Cela dit, on ne compte que 5 000 étudiants russes dans l'enseignement supérieur français et 300 Français dans l'enseignement supérieur russe ; c'est ridicule. Le nombre de russisants en France a chuté, alors qu'une certaine appétence pour le français subsiste en Russie, avec plusieurs milliers de francophones.

Sur les questions géopolitiques, on est en train d'assister à une transition. Depuis le discours que le Président de la République a prononcé devant la conférence des ambassadeurs, on sent que le terrain s'ouvre largement. Le Président a fait appel à un diplomate professionnel, M. Vimont, que vous avez prévu d'entendre en audition. Celui-ci devra régler le dossier de la sécurité ; l'idée d'une architecture européenne de sécurité implique forcément la Russie. Il devra donc discuter avec les diplomates des autres pays européens, qui n'ont pas toujours même vision que nous ; il y a même de fortes réticences en Pologne, dans les pays baltes, en Suède et, de manière générale, dans les pays de tradition atlantiste comme le Royaume-Uni.

Cette démarche française doit donc être comprise. Elle s'est déjà traduite par un sommet sur la sécurité entre les ministres de la défense et des affaires étrangères en octobre. Au mois de décembre dernier a eu lieu une réunion au format Normandie - avec les exécutifs d'Ukraine, de Russie, de France et d'Allemagne - afin de dégager des voies pour appliquer l'accord de Minsk.

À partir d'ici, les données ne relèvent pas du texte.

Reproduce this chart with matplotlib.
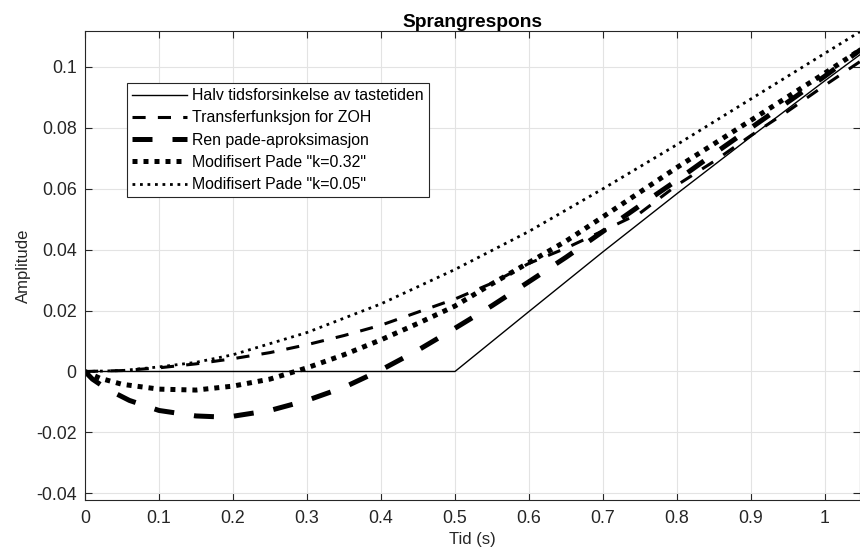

Des avancées notables existent. Ainsi, des rapports directs se sont établis entre la Russie et le président ukrainien, Volodymyr Zelensky, partisan d'une solution pacifique, contrairement à son prédécesseur, Petro Porochenko. Les Ukrainiens veulent retrouver leur frontière avec la Russie avant les prochaines élections locales. Face à cette perspective, Poutine a évoqué le risque d'un nouveau « Srebrenica », en raison des nombreux russophones tournés vers la Russie dans l'est de l'Ukraine. En effet, il y a, après l'expérience sécessionniste de cette région, un risque de représailles.

Cela dit, on évoque l'idée d'une loi d'amnistie. En outre, la marine russe a rendu trois bateaux ukrainiens et des prisonniers ont été libérés des deux côtés. Par ailleurs, la Russie a souscrit un contrat gazier de cinq ans avec l'Ukraine. Par conséquent, l'Ukraine a résolu plusieurs problèmes et des gestes de bonne volonté ont été accomplis de part et d'autre.

Tous ces évènements se sont produits dans l'indifférence de la presse française, mais l'intérêt européen est de ne pas laisser s'installer un conflit mi-gelé, mi-brûlant au coeur de l'Europe. Il ne faut ni une nouvelle Guerre froide ni une nouvelle course aux armements.

Le Président de la République a pris des positions claires, qui doivent se traduire par un voyage, le 9 mai prochain, à Moscou, pour le 75e anniversaire de la victoire sur le nazisme. Je ne m'étends pas sur les questions mémorielles ; pour moi, elles sont résolues depuis longtemps. Le président Poutine a été bien gentil de participer aux cérémonies commémoratives du débarquement de Normandie, alors que personne n'était présent pour commémorer Stalingrad... Cela dit, on peut toujours relancer la question, mais cela relève des historiens, non des politiques.